> _Task brief_: Repeat every line of the data exactly, but not the pictures.

> _Recorded data_:
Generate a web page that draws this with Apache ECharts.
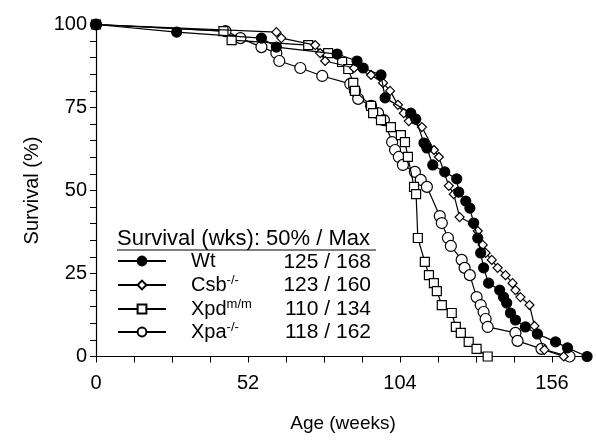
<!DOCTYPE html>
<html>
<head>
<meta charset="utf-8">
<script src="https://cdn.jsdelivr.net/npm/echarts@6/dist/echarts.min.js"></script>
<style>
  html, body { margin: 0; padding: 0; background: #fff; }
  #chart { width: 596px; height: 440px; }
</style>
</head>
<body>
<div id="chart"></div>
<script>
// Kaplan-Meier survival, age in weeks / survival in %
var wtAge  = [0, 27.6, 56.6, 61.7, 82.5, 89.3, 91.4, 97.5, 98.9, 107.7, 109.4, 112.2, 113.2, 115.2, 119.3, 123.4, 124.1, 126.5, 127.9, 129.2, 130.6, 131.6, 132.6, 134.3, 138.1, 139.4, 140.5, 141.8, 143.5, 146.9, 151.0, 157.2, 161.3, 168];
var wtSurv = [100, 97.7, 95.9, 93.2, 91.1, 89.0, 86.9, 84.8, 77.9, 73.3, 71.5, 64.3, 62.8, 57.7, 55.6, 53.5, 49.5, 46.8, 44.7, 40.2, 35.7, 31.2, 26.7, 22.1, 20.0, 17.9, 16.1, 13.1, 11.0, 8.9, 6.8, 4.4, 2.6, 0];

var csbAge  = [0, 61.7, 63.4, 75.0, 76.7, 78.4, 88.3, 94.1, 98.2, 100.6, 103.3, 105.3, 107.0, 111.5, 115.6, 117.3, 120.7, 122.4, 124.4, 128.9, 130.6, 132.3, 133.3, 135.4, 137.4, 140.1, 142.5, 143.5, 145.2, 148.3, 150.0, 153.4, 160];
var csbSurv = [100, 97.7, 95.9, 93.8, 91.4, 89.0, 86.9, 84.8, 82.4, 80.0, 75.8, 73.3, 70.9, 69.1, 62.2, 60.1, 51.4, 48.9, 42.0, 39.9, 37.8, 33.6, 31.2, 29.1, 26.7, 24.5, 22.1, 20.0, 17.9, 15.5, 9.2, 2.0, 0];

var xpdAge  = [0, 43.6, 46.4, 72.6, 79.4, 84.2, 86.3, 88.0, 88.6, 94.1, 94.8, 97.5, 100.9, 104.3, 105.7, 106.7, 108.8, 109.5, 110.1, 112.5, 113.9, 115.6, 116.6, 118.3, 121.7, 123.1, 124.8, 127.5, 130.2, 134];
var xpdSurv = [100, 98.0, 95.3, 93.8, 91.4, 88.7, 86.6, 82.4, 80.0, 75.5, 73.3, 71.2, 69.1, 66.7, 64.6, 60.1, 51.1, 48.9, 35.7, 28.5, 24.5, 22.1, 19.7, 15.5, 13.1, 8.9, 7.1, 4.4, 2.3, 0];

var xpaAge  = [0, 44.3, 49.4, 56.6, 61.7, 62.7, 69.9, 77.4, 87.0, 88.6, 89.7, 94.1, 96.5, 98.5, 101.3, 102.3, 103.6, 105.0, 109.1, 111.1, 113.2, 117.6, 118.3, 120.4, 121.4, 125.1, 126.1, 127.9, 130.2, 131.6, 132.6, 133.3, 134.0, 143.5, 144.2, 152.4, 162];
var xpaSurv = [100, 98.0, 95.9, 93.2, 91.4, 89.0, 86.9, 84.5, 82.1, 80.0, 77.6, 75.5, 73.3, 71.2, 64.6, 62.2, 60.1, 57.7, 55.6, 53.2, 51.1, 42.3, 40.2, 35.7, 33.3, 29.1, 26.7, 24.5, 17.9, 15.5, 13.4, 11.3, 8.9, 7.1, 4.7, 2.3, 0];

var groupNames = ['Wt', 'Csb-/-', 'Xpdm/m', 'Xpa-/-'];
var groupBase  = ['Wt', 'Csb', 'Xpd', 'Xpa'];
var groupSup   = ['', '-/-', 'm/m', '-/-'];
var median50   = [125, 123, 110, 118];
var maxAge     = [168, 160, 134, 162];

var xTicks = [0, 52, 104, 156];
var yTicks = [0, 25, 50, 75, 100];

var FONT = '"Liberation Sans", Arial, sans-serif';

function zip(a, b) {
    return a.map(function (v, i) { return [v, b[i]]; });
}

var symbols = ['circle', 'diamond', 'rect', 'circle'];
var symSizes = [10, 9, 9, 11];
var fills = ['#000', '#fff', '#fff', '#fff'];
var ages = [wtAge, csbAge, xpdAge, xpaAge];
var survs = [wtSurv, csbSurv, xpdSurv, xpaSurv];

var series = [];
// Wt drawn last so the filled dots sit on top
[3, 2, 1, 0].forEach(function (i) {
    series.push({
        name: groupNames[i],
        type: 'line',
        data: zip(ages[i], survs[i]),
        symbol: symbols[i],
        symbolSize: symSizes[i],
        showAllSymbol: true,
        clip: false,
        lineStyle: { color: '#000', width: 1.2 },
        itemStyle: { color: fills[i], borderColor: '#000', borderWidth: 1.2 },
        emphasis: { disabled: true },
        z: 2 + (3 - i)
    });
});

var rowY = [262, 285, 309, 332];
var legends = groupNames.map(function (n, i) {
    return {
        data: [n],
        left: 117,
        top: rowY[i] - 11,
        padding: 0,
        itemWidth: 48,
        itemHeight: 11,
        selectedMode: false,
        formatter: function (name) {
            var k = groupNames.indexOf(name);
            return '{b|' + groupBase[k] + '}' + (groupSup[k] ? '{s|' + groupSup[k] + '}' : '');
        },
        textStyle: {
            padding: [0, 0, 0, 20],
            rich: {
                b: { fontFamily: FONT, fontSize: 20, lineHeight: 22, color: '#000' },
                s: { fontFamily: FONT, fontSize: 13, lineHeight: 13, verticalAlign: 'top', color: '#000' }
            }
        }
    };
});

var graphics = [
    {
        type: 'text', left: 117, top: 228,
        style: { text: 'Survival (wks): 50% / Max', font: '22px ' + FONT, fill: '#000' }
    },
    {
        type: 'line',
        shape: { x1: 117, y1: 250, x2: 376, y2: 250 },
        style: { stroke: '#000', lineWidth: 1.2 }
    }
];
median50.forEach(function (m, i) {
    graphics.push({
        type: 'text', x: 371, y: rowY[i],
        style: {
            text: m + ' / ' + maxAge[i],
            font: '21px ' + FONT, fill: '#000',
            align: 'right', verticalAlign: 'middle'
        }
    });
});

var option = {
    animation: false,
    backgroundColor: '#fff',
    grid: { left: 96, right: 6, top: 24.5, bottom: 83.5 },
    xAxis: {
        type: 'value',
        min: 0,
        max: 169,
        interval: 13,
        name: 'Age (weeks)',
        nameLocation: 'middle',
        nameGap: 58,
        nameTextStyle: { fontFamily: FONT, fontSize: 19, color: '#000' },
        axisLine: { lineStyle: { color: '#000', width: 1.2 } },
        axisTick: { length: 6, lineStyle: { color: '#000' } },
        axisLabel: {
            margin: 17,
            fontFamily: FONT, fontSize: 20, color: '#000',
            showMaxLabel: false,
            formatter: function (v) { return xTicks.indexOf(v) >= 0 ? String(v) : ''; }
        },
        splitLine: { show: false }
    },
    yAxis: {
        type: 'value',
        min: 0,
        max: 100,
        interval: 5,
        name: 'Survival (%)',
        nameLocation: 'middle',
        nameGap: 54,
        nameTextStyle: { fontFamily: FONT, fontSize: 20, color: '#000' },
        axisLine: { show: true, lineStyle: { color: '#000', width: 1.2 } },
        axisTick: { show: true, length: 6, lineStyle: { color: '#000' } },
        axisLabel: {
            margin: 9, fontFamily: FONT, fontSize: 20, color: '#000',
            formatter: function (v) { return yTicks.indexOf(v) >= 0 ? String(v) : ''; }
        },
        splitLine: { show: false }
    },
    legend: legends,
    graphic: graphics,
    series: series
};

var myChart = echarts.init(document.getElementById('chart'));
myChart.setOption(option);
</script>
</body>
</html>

> _Completed exercise_:
Generate a web page that draws this with Apache ECharts.
<!DOCTYPE html>
<html>
<head>
<meta charset="utf-8">
<script src="https://cdn.jsdelivr.net/npm/echarts@6/dist/echarts.min.js"></script>
<style>
  html, body { margin: 0; padding: 0; background: #fff; }
  #chart { width: 596px; height: 440px; }
</style>
</head>
<body>
<div id="chart"></div>
<script>
// Kaplan-Meier survival, age in weeks / survival in %
var wtAge  = [0, 27.6, 56.6, 61.7, 82.5, 89.3, 91.4, 97.5, 98.9, 107.7, 109.4, 112.2, 113.2, 115.2, 119.3, 123.4, 124.1, 126.5, 127.9, 129.2, 130.6, 131.6, 132.6, 134.3, 138.1, 139.4, 140.5, 141.8, 143.5, 146.9, 151.0, 157.2, 161.3, 168];
var wtSurv = [100, 97.7, 95.9, 93.2, 91.1, 89.0, 86.9, 84.8, 77.9, 73.3, 71.5, 64.3, 62.8, 57.7, 55.6, 53.5, 49.5, 46.8, 44.7, 40.2, 35.7, 31.2, 26.7, 22.1, 20.0, 17.9, 16.1, 13.1, 11.0, 8.9, 6.8, 4.4, 2.6, 0];

var csbAge  = [0, 61.7, 63.4, 75.0, 76.7, 78.4, 88.3, 94.1, 98.2, 100.6, 103.3, 105.3, 107.0, 111.5, 115.6, 117.3, 120.7, 122.4, 124.4, 128.9, 130.6, 132.3, 133.3, 135.4, 137.4, 140.1, 142.5, 143.5, 145.2, 148.3, 150.0, 153.4, 160];
var csbSurv = [100, 97.7, 95.9, 93.8, 91.4, 89.0, 86.9, 84.8, 82.4, 80.0, 75.8, 73.3, 70.9, 69.1, 62.2, 60.1, 51.4, 48.9, 42.0, 39.9, 37.8, 33.6, 31.2, 29.1, 26.7, 24.5, 22.1, 20.0, 17.9, 15.5, 9.2, 2.0, 0];

var xpdAge  = [0, 43.6, 46.4, 72.6, 79.4, 84.2, 86.3, 88.0, 88.6, 94.1, 94.8, 97.5, 100.9, 104.3, 105.7, 106.7, 108.8, 109.5, 110.1, 112.5, 113.9, 115.6, 116.6, 118.3, 121.7, 123.1, 124.8, 127.5, 130.2, 134];
var xpdSurv = [100, 98.0, 95.3, 93.8, 91.4, 88.7, 86.6, 82.4, 80.0, 75.5, 73.3, 71.2, 69.1, 66.7, 64.6, 60.1, 51.1, 48.9, 35.7, 28.5, 24.5, 22.1, 19.7, 15.5, 13.1, 8.9, 7.1, 4.4, 2.3, 0];

var xpaAge  = [0, 44.3, 49.4, 56.6, 61.7, 62.7, 69.9, 77.4, 87.0, 88.6, 89.7, 94.1, 96.5, 98.5, 101.3, 102.3, 103.6, 105.0, 109.1, 111.1, 113.2, 117.6, 118.3, 120.4, 121.4, 125.1, 126.1, 127.9, 130.2, 131.6, 132.6, 133.3, 134.0, 143.5, 144.2, 152.4, 162];
var xpaSurv = [100, 98.0, 95.9, 93.2, 91.4, 89.0, 86.9, 84.5, 82.1, 80.0, 77.6, 75.5, 73.3, 71.2, 64.6, 62.2, 60.1, 57.7, 55.6, 53.2, 51.1, 42.3, 40.2, 35.7, 33.3, 29.1, 26.7, 24.5, 17.9, 15.5, 13.4, 11.3, 8.9, 7.1, 4.7, 2.3, 0];

var groupNames = ['Wt', 'Csb-/-', 'Xpdm/m', 'Xpa-/-'];
var groupBase  = ['Wt', 'Csb', 'Xpd', 'Xpa'];
var groupSup   = ['', '-/-', 'm/m', '-/-'];
var median50   = [125, 123, 110, 118];
var maxAge     = [168, 160, 134, 162];

var xTicks = [0, 52, 104, 156];
var yTicks = [0, 25, 50, 75, 100];

var FONT = '"Liberation Sans", Arial, sans-serif';

function zip(a, b) {
    return a.map(function (v, i) { return [v, b[i]]; });
}

var symbols = ['circle', 'diamond', 'rect', 'circle'];
var symSizes = [10, 9, 9, 11];
var fills = ['#000', '#fff', '#fff', '#fff'];
var ages = [wtAge, csbAge, xpdAge, xpaAge];
var survs = [wtSurv, csbSurv, xpdSurv, xpaSurv];

var series = [];
// Wt drawn last so the filled dots sit on top
[3, 2, 1, 0].forEach(function (i) {
    series.push({
        name: groupNames[i],
        type: 'line',
        data: zip(ages[i], survs[i]),
        symbol: symbols[i],
        symbolSize: symSizes[i],
        showAllSymbol: true,
        clip: false,
        lineStyle: { color: '#000', width: 1.2 },
        itemStyle: { color: fills[i], borderColor: '#000', borderWidth: 1.2 },
        emphasis: { disabled: true },
        z: 2 + (3 - i)
    });
});

var rowY = [262, 285, 309, 332];
var legends = groupNames.map(function (n, i) {
    return {
        data: [n],
        left: 117,
        top: rowY[i] - 11,
        padding: 0,
        itemWidth: 48,
        itemHeight: 11,
        selectedMode: false,
        formatter: function (name) {
            var k = groupNames.indexOf(name);
            return '{b|' + groupBase[k] + '}' + (groupSup[k] ? '{s|' + groupSup[k] + '}' : '');
        },
        textStyle: {
            padding: [0, 0, 0, 20],
            rich: {
                b: { fontFamily: FONT, fontSize: 20, lineHeight: 22, color: '#000' },
                s: { fontFamily: FONT, fontSize: 13, lineHeight: 13, verticalAlign: 'top', color: '#000' }
            }
        }
    };
});

var graphics = [
    {
        type: 'text', left: 117, top: 228,
        style: { text: 'Survival (wks): 50% / Max', font: '22px ' + FONT, fill: '#000' }
    },
    {
        type: 'line',
        shape: { x1: 117, y1: 250, x2: 376, y2: 250 },
        style: { stroke: '#000', lineWidth: 1.2 }
    }
];
median50.forEach(function (m, i) {
    graphics.push({
        type: 'text', x: 371, y: rowY[i],
        style: {
            text: m + ' / ' + maxAge[i],
            font: '21px ' + FONT, fill: '#000',
            align: 'right', verticalAlign: 'middle'
        }
    });
});

var option = {
    animation: false,
    backgroundColor: '#fff',
    grid: { left: 96, right: 6, top: 24.5, bottom: 83.5 },
    xAxis: {
        type: 'value',
        min: 0,
        max: 169,
        interval: 13,
        name: 'Age (weeks)',
        nameLocation: 'middle',
        nameGap: 58,
        nameTextStyle: { fontFamily: FONT, fontSize: 19, color: '#000' },
        axisLine: { lineStyle: { color: '#000', width: 1.2 } },
        axisTick: { length: 6, lineStyle: { color: '#000' } },
        axisLabel: {
            margin: 17,
            fontFamily: FONT, fontSize: 20, color: '#000',
            showMaxLabel: false,
            formatter: function (v) { return xTicks.indexOf(v) >= 0 ? String(v) : ''; }
        },
        splitLine: { show: false }
    },
    yAxis: {
        type: 'value',
        min: 0,
        max: 100,
        interval: 5,
        name: 'Survival (%)',
        nameLocation: 'middle',
        nameGap: 54,
        nameTextStyle: { fontFamily: FONT, fontSize: 20, color: '#000' },
        axisLine: { show: true, lineStyle: { color: '#000', width: 1.2 } },
        axisTick: { show: true, length: 6, lineStyle: { color: '#000' } },
        axisLabel: {
            margin: 9, fontFamily: FONT, fontSize: 20, color: '#000',
            formatter: function (v) { return yTicks.indexOf(v) >= 0 ? String(v) : ''; }
        },
        splitLine: { show: false }
    },
    legend: legends,
    graphic: graphics,
    series: series
};

var myChart = echarts.init(document.getElementById('chart'));
myChart.setOption(option);
</script>
</body>
</html>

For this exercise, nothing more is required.